The outermost point of your deltoid is roughly where the lateral head is thickest, usually a couple of inches below the acromion. Your partner should look for the widest horizontal line across your shoulders and measure there. Take three readings and average them to reduce error.

Measuring Biacromial Width

If you also want your frame measurement, the landmark is the acromion process on each side. You can find it by running your fingers along the top of your shoulder toward your arm. It’s the bony ridge where the back of your shoulder meets the top of your arm. Have your partner place the tape (or a straight edge) from the outermost edge of one acromion to the other. This number typically falls between 14 and 16 inches for most men and won’t change with training.

How to Measure Solo

If you don’t have a training partner handy, the wall method works reasonably well. Stand with your back flat against a wall, head up, shoulders relaxed, feet about shoulder-width apart. Reach across your body with your right hand and make a light pencil mark on the wall where your left shoulder is widest (for bideltoid) or where the bony tip sits (for biacromial). Repeat on the other side with your left hand. Then step away and measure the distance between the two marks with a tape measure or yardstick.

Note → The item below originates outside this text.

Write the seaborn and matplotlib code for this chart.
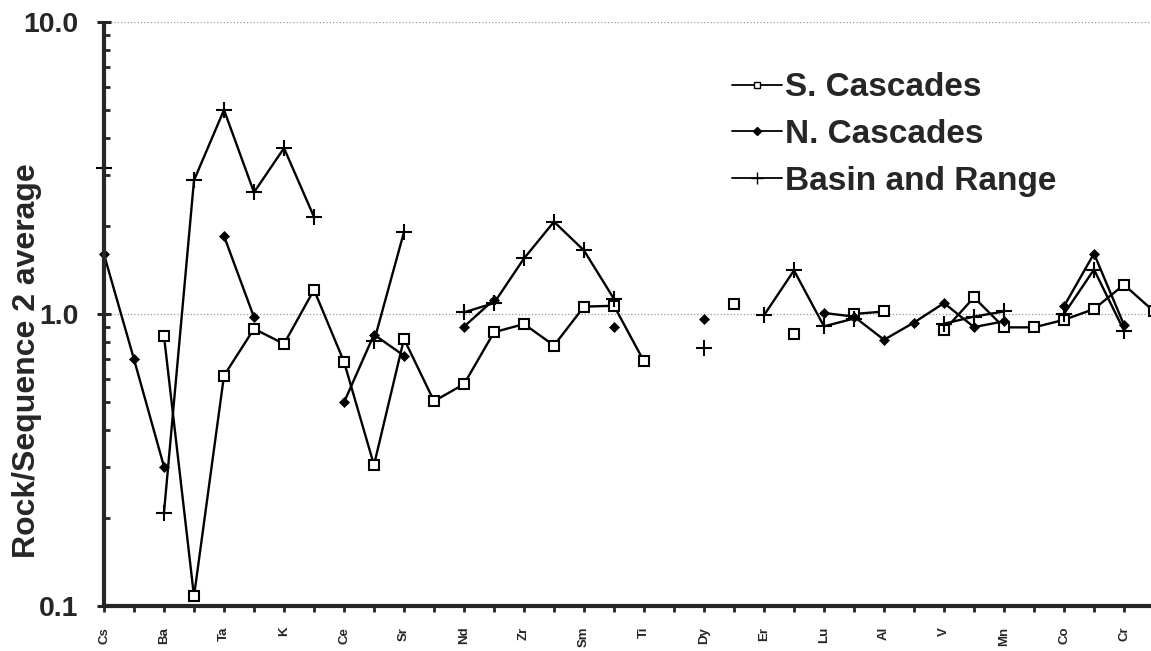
import numpy as np
import pandas as pd
import seaborn as sns
import matplotlib
matplotlib.use("Agg")
from matplotlib import pyplot as plt
from matplotlib.lines import Line2D
from matplotlib.ticker import LogLocator, NullFormatter

nan = np.nan

# only every other category carries a label on the original axis
tick_labels = ["Cs", "", "Ba", "", "Ta", "", "K", "", "Ce", "", "Sr", "", "Nd", "",
               "Zr", "", "Sm", "", "Ti", "", "Dy", "", "Er", "", "Lu", "", "Al", "",
               "V", "", "Mn", "", "Co", "", "Cr", ""]

s_cascades = [nan, nan, 0.84, 0.108, 0.615, 0.89, 0.79, 1.21, 0.686, 0.304, 0.822, 0.503,
              0.575, 0.866, 0.924, 0.78, 1.06, 1.067, 0.688, nan, nan, 1.085, nan, 0.855,
              nan, 1.0, 1.02, nan, 0.878, 1.14, 0.90, 0.90, 0.955, 1.04, 1.26, 1.02]

n_cascades = [1.60, 0.70, 0.30, nan, 1.85, 0.975, nan, nan, 0.498, 0.85, 0.72, nan,
              0.905, 1.12, nan, nan, nan, 0.905, nan, nan, 0.963, nan, nan, nan,
              1.008, 0.98, 0.816, 0.935, 1.09, 0.902, 0.944, nan, 1.063, 1.61, 0.917, nan]

basin_range = [3.16, nan, 0.209, 2.87, 5.0, 2.61, 3.70, 2.15, nan, 0.806, 1.91, nan,
               1.013, 1.09, 1.55, 2.07, 1.65, 1.126, nan, nan, 0.764, nan, 0.99, 1.41,
               0.907, 0.965, nan, nan, 0.926, 0.98, 1.02, nan, 1.0, 1.42, 0.877, nan]

series_names = ["S. Cascades", "N. Cascades", "Basin and Range"]


def to_segments(values):
    """long frame, a new segment id after every gap so lines break at missing values"""
    df = pd.DataFrame({"pos": np.arange(len(values)), "value": values})
    df["seg"] = df["value"].isna().cumsum()
    return df.dropna()


sns.set_style("ticks")
plt.rcParams["font.family"] = ["Liberation Sans", "DejaVu Sans"]
plt.rcParams["font.weight"] = "bold"

fig = plt.figure(figsize=(11.51, 6.51), dpi=100)
ax = fig.add_axes([104 / 1151, 45 / 651, 1050 / 1151, 584 / 651])

styles = [
    dict(marker="s", markersize=6.8, markerfacecolor="white", markeredgecolor="black", markeredgewidth=1.5),
    dict(marker="D", markersize=5.5, markerfacecolor="black", markeredgecolor="black", markeredgewidth=0.5),
    dict(marker="+", markersize=12, markeredgecolor="black", markeredgewidth=1.5),
]

for values, st in zip([s_cascades, n_cascades, basin_range], styles):
    seg = to_segments(values)
    sns.lineplot(data=seg, x="pos", y="value", units="seg", estimator=None, sort=False,
                 color="black", linewidth=1.7, ax=ax, legend=False, clip_on=False, **st)

ax.set_yscale("log")
ax.set_ylim(0.1, 10)
ax.set_xlim(0, len(tick_labels) - 1)

ax.set_yticks([0.1, 1, 10])
ax.set_yticklabels(["0.1", "1.0", "10.0"], fontsize=20.5, fontweight="bold")
ax.yaxis.set_minor_locator(LogLocator(base=10, subs=np.arange(2, 10)))
ax.yaxis.set_minor_formatter(NullFormatter())

ax.set_xticks(np.arange(len(tick_labels)))
ax.set_xticklabels(tick_labels, rotation=90, fontsize=9.5, fontweight="bold")

ax.tick_params(axis="y", which="major", direction="inout", length=10, width=2.2, pad=13.5)
ax.tick_params(axis="y", which="minor", direction="in", length=4.5, width=2)
ax.tick_params(axis="x", which="major", direction="out", length=4, width=2, pad=11)

ax.yaxis.grid(True, which="major", linestyle=":", color="#999999", linewidth=0.9)
ax.set_axisbelow(True)

for side in ["top", "right"]:
    ax.spines[side].set_visible(False)
for side in ["left", "bottom"]:
    ax.spines[side].set_linewidth(3)
    ax.spines[side].set_capstyle("butt")

ax.set_xlabel("")
ax.set_ylabel("Rock/Sequence 2 average", fontsize=23, fontweight="bold")
ax.yaxis.set_label_coords(-0.059, 0.42)

# legend handles drawn with smaller markers, as in the original
handles = [
    Line2D([], [], color="black", linewidth=1.3, marker="s", markersize=4,
           markerfacecolor="white", markeredgecolor="black", markeredgewidth=1),
    Line2D([], [], color="black", linewidth=1.3, marker="D", markersize=4,
           markerfacecolor="black", markeredgecolor="black"),
    Line2D([], [], color="black", linewidth=1.3, marker="+", markersize=8,
           markeredgecolor="black", markeredgewidth=1),
]
leg = ax.legend(handles, series_names, loc="upper left", bbox_to_anchor=(0.598, 0.914),
                frameon=False, borderpad=0, borderaxespad=0, handlelength=1.5,
                handletextpad=0.1, labelspacing=0.47, prop={"size": 24, "weight": "bold"})

fig.savefig("out.png", dpi=100)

This method is less precise than having someone measure you directly because reaching across your body can shift your shoulder position slightly. If you tape sheets of paper to the wall first, you avoid marking the paint and can keep old sheets as a visual record. For consistency, always mark the same type of measurement (bideltoid or biacromial) and stand in the same spot.

Shoulder Circumference for Tracking Growth

Many bodybuilders also track shoulder circumference, which wraps the tape all the way around your shoulders and chest at the level of the deltoids. Data from a large U.S. Army anthropometric survey puts the average male shoulder circumference at about 40.7 inches. This measurement captures front, side, and rear delt mass along with upper chest thickness, so it’s a useful complement to bideltoid width when you want a fuller picture of upper body growth.

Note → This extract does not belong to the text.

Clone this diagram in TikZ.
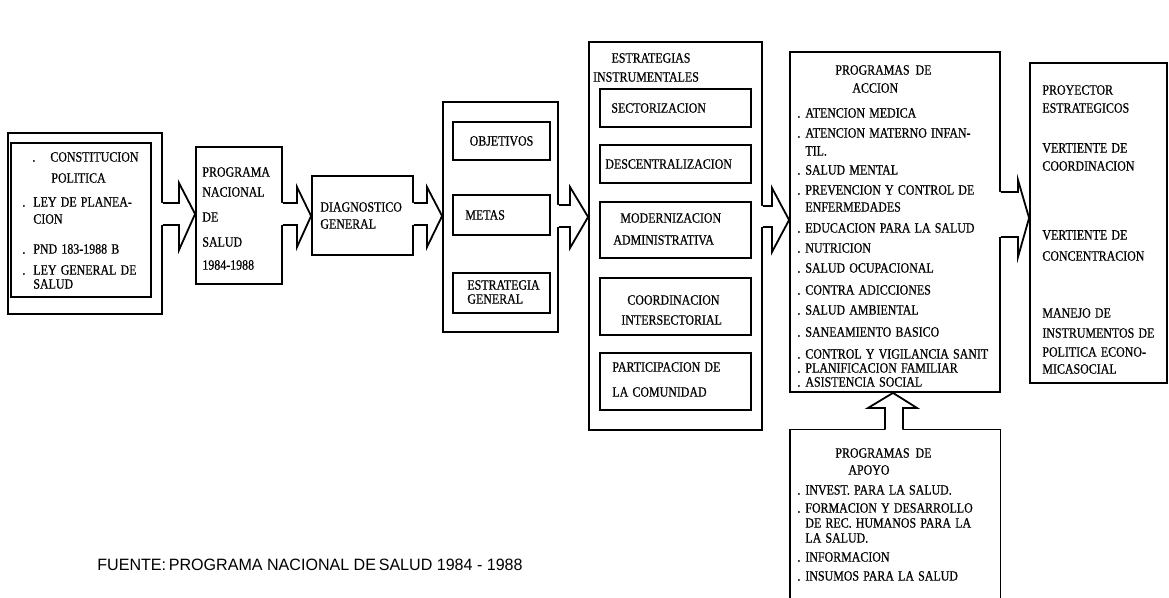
\documentclass[tikz,border=0pt]{standalone}
\usepackage{fontspec}
\setmainfont{Liberation Serif}
\newfontfamily\typ[FakeStretch=0.84,WordSpace=1.4,FakeBold=0.6]{Liberation Serif}
\newfontfamily\fte[FakeStretch=0.98]{Liberation Sans}
\usetikzlibrary{fit,calc}
\newcommand\dotb[1][5.5pt]{\makebox[#1][l]{.}}
\tikzset{
  box/.style={draw, line width=0.9pt, inner sep=0pt},
  txt/.style={anchor=west, inner sep=0pt, font=\typ\fontsize{7.1pt}{8pt}\selectfont},
  ctxt/.style={txt, anchor=center},
  arr/.style={line width=0.9pt, line join=miter},
}
\newcommand\blkarrow[8]{%
  \fill[white] ($(#1.east |- 0,#3)+(-2,0)$) -- (#5,#3) -- (#5,#6) -- (#2.west |- 0,#8) -- (#5,#7) -- (#5,#4) -- ($(#1.east |- 0,#4)+(-2,0)$) -- cycle;
  \draw[arr] (#1.east |- 0,#3) -- (#5,#3) -- (#5,#6) -- (#2.west |- 0,#8) -- (#5,#7) -- (#5,#4) -- (#1.east |- 0,#4);
}
\begin{document}
\begin{tikzpicture}[x=0.5pt,y=-0.5pt]
\useasboundingbox (0,0) rectangle (1169,598);
% boxes
\node[box, fit={(8,133)(162,314)}] (Lout) {};
\node[box, fit={(11,143)(151,297)}] (Lin) {};
\node[box, fit={(196,147)(282,284)}] (Pnal) {};
\node[box, fit={(312,176)(413,255)}] (Diag) {};
\node[box, fit={(443,102)(558,332)}] (Obj) {};
\node[box, fit={(453,122)(550,160)}] (Objv) {};
\node[box, fit={(453,195)(550,235)}] (Metas) {};
\node[box, fit={(453,273)(550,313)}] (EstG) {};
\node[box, fit={(589,42)(762,430)}] (Estr) {};
\node[box, fit={(600,89)(751,127)}] (Sect) {};
\node[box, fit={(600,145)(751,183)}] (Desc) {};
\node[box, fit={(600,202)(751,258)}] (Mod) {};
\node[box, fit={(600,278)(751,335)}] (Coord) {};
\node[box, fit={(600,353)(751,410)}] (Part) {};
\node[box, fit={(790,52)(1000,392)}] (Acc) {};
\node[box, fit={(1030,63)(1167,383)}] (Proy) {};
\node[inner sep=0pt, fit={(790,430)(1000,598)}] (Apoyo) {};
\draw[arr] (Apoyo.south west) -- (Apoyo.north west) -- (Apoyo.north east) -- (Apoyo.south east);
% block arrows
\blkarrow{Lout}{Pnal}{203}{225}{179}{183}{250}{214}
\blkarrow{Pnal}{Diag}{203}{225}{297}{187}{247}{216}
\blkarrow{Diag}{Obj}{203}{225}{427}{187}{247}{216}
\blkarrow{Obj}{Estr}{205}{227}{570}{187}{248}{217}
\blkarrow{Estr}{Acc}{206}{227}{772}{188}{252}{220}
\blkarrow{Acc}{Proy}{192}{237}{1018}{180}{257}{218}
\fill[white] (885,432) -- (885,408) -- (868,408) -- (893,0 |- Acc.south) -- (917,408) -- (903,408) -- (903,432) -- cycle;
\draw[arr] (885,0 |- Apoyo.north) -- (885,408) -- (868,408) -- (893,0 |- Acc.south) -- (917,408) -- (903,408) -- (903,0 |- Apoyo.north);
% left list
\node[txt] (l1) at (32,157) {\dotb[9pt]CONSTITUCION};
\node[txt] (l2) at (51,178) {POLITICA};
\node[txt] (l3) at (22,202) {\dotb LEY DE PLANEA-};
\node[txt] (l4) at (33,219) {CION};
\node[txt] (l5) at (22,249) {\dotb PND 183-1988 B};
\node[txt] (l6) at (22,270) {\dotb LEY GENERAL DE};
\node[txt] (l7) at (33,284) {SALUD};
% programa nacional
\foreach \y/\t [count=\i] in {172/PROGRAMA,192/NACIONAL,217/DE,242/SALUD,265/1984-1988}
  \node[txt] (p\i) at (202,\y) {\t};
% diagnostico
\node[txt] (d1) at (320,207) {DIAGNOSTICO};
\node[txt] (d2) at (320,224) {GENERAL};
% objetivos
\node[ctxt] (o1) at (Objv.center) {OBJETIVOS};
\node[txt] (o2) at (465,215) {METAS};
\node[txt] (o3) at (467,285) {ESTRATEGIA};
\node[txt] (o4) at (467,299) {GENERAL};
% estrategias instrumentales
\node[ctxt] (e1) at (651,58) {ESTRATEGIAS};
\node[ctxt] (e2) at (646,77) {INSTRUMENTALES};
\node[txt] (e3) at (611,108) {SECTORIZACION};
\node[txt] (e4) at (605,164) {DESCENTRALIZACION};
\node[txt] (e5) at (620,218) {MODERNIZACION};
\node[txt] (e6) at (613,240) {ADMINISTRATIVA};
\node[txt] (e7) at (627,300) {COORDINACION};
\node[txt] (e8) at (621,320) {INTERSECTORIAL};
\node[txt] (e9) at (612,367) {PARTICIPACION DE};
\node[txt] (e10) at (612,392) {LA COMUNIDAD};
% programas de accion
\node[txt] (a0) at (835,70) {PROGRAMAS\hspace{3pt}DE};
\node[txt] (a00) at (852,88) {ACCION};
\foreach \y/\t [count=\i] in {113/\dotb[4pt]ATENCION MEDICA,133/\dotb[4pt]ATENCION MATERNO INFAN-,151/\hspace{4pt}TIL.,170/\dotb[4pt]SALUD MENTAL,190/\dotb[4pt]PREVENCION Y CONTROL DE,207/\hspace{4pt}ENFERMEDADES,228/\dotb[4pt]EDUCACION PARA LA SALUD,248/\dotb[4pt]NUTRICION,268/\dotb[4pt]SALUD OCUPACIONAL,290/\dotb[4pt]CONTRA ADICCIONES,310/\dotb[4pt]SALUD AMBIENTAL,332/\dotb[4pt]SANEAMIENTO BASICO,354/\dotb[4pt]CONTROL Y VIGILANCIA SANIT,368/\dotb[4pt]PLANIFICACION FAMILIAR,382/\dotb[4pt]ASISTENCIA SOCIAL}
  \node[txt] (a\i) at (797,\y) {\t};
% proyectos
\foreach \y/\t [count=\i] in {90/PROYECTOR,108/ESTRATEGICOS,148/VERTIENTE DE,166/COORDINACION,235/VERTIENTE DE,256/CONCENTRACION,313/MANEJO DE,333/INSTRUMENTOS DE,352/POLITICA ECONO-,369/MICASOCIAL}
  \node[txt] (r\i) at (1042,\y) {\t};
% programas de apoyo
\node[txt] (b0) at (835,453) {PROGRAMAS\hspace{3pt}DE};
\node[txt] (b00) at (848,470) {APOYO};
\foreach \y/\t [count=\i] in {490/\dotb[4pt]INVEST. PARA LA SALUD.,508/\dotb[4pt]FORMACION Y DESARROLLO,523/\hspace{4pt}DE REC. HUMANOS PARA LA,538/\hspace{4pt}LA SALUD.,557/\dotb[4pt]INFORMACION,576/\dotb[4pt]INSUMOS PARA LA SALUD}
  \node[txt] (b\i) at (797,\y) {\t};
% fuente
\node[anchor=west, inner sep=0pt, font=\fte\fontsize{8.2pt}{9pt}\selectfont] (f) at (97,565) {FUENTE:\,PROGRAMA NACIONAL DE\,SALUD 1984 - 1988};
\end{tikzpicture}
\end{document}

To take it, loop a non-stretchable tape around your torso at the widest point of your shoulders, passing over the top of your deltoids and across your upper chest. Keep the tape level all the way around. Again, arms relaxed at your sides, no flaring.

The Golden Ratio Target

Bodybuilding aesthetics aren’t just about raw size. The classic physique ideal is built around the shoulder-to-waist ratio, often called the Adonis Index. The target ratio is approximately 1.618, derived from the golden ratio that appears throughout nature and classical art. To calculate yours, measure your shoulder circumference and divide it by your waist circumference at the navel.

For example, if your shoulder circumference is 48 inches and your waist is 30 inches, your ratio is 1.6, which is nearly the ideal. A 32-inch waist would need roughly 51.8 inches of shoulder circumference to hit 1.618. This ratio matters because physique judges and casual observers both respond to the V-taper it creates. You can chase the ratio from either direction: building your delts wider or leaning out your waist.

Tips for Consistent Tracking

Small inconsistencies compound over months of tracking. Circumference and breadth measurements are more prone to error than something like height or weight, so building a repeatable routine matters.

  • Same time of day. Measure in the morning before training. A post-workout pump can add a half inch or more to your shoulders temporarily.
  • Same person measuring. Different partners will place the tape slightly differently. If you switch, re-baseline your numbers.
  • Same tape measure. Cheap tapes stretch over time. Use a fiberglass anthropometric tape and replace it yearly.
  • Same posture. Stand the same way every time: arms down, shoulders relaxed, not flexed. Even a slight shrug shifts the reading.
  • Three-reading average. Take three measurements, drop any obvious outlier, and record the average. This smooths out the small positioning differences between reps.

Track your numbers monthly rather than weekly. Deltoid hypertrophy is visible on a tape measure over four to eight week windows, not day to day. If your bideltoid width increases by even half an inch over two to three months of focused lateral delt work, that’s meaningful progress.